The passengers consist of Mr. Cockshut, going up river to see after
the sub-factories; a French official bound for Franceville, which it
will take him thirty-six days, go as quick as he can, in a canoe
after Njole; a tremendously lively person who has had black water
fever four times, while away in the bush with nothing to live on but
manioc, a diet it would be far easier to die on under the
circumstances. He is excellent company; though I do not know a word
he says, he is perpetually giving lively and dramatic descriptions
of things which I cannot but recognise. M. S - -, with his pince-
nez, the Doctor, and, above all, the rapids of the Ogowe, rolling
his hands round and round each other and clashing them forward with
a descriptive ejaculation of "Whish, flash, bum, bum, bump," and
then comes what evidently represents a terrific fight for life
against terrific odds. Wish to goodness I knew French, for wishing
to see these rapids, I cannot help feeling anxious and worried at
not fully understanding this dramatic entertainment regarding them.
There is another passenger, said to be the engineer's brother, a
quiet, gentlemanly man. Captain argues violently with every one;
with Mr. Cockshut on the subject of the wicked waste of money in
keeping the Move and not shipping all goods by the Eclaireur,
"N'est-ce pas?" and with the French official on goodness knows what,
but I fancy it will be pistols for two and coffee for one in the
morning time. When the captain feels himself being worsted in
argument, he shouts for support to the engineer and his brother.

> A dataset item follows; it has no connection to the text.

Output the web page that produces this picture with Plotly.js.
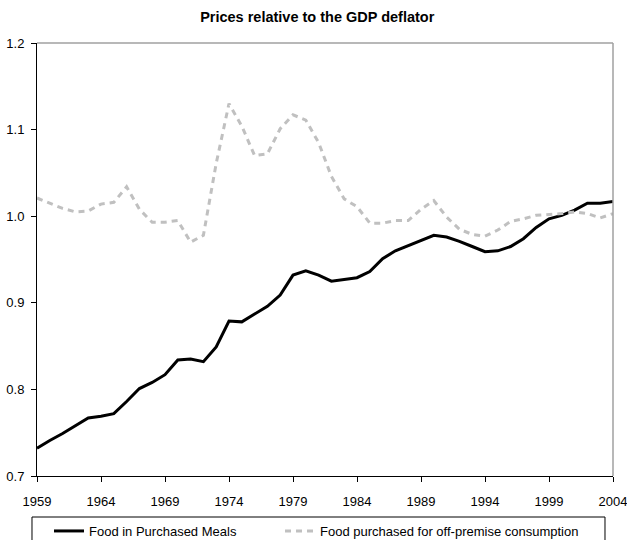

"N'est-ce pas?" he says, turning furiously to them. "Oui, oui,
certainement," they say dutifully and calmly, and then he, refreshed
by their support, dashes back to his controversial fray. He even
tries to get up a row with me on the subject of the English
merchants at Calabar, whom he asserts have sworn a kind of blood
oath to ship by none but British and African Company's steamers. I
cannot stand this, for I know my esteemed and honoured friends the
Calabar traders would ship by the Flying Dutchman or the Devil
himself if either of them would take the stuff at 15 shillings the
ton. We have, however, to leave off this row for want of language,
to our mutual regret, for it would have been a love of a fight.
Soon after leaving Lembarene Island, we pass the mouth of the chief
southern affluent of the Ogowe, the Ngunie; it flows in
unostentatiously from the E.S.E., a broad, quiet river here with low
banks and two islands (Walker's Islands) showing just off its
entrance. Higher up, it flows through a mountainous country, and at
Samba, its furthest navigable point, there is a wonderfully
beautiful waterfall, the whole river coming down over a low cliff,
surrounded by an amphitheatre of mountains. It takes the Eclaireur
two days steaming from the mouth of the Ngunie to Samba, when she
can get up; but now, in the height of the long dry season neither
she nor the Move can go because of the sandbanks; so Samba is cut
off until next October. Hatton and Cookson have factories up at
Samba, for it is an outlet for the trade of Achango land in rubber
and ivory, a trade worked by the Akele tribe, a powerful, savage and
difficult lot to deal with, and just in the same condition, as far
as I can learn, as they were when Du Chaillu made his wonderful
journeys among them. While I was at Lembarene, waiting for the
Eclaireur, a notorious chief descended on a Ngunie sub-factory, and
looted it. The wife of the black trading agent made a gallant
resistance, her husband was away on a trading expedition, but the
chief had her seized and beaten, and thrown into the river. An
appeal was made to the Doctor then Administrator of the Ogowe, a
powerful and helpful official, and he soon came up with the little
canoniere, taking Mr. Cockshut with him and fully vindicated the
honour of the French flag, under which all factories here are.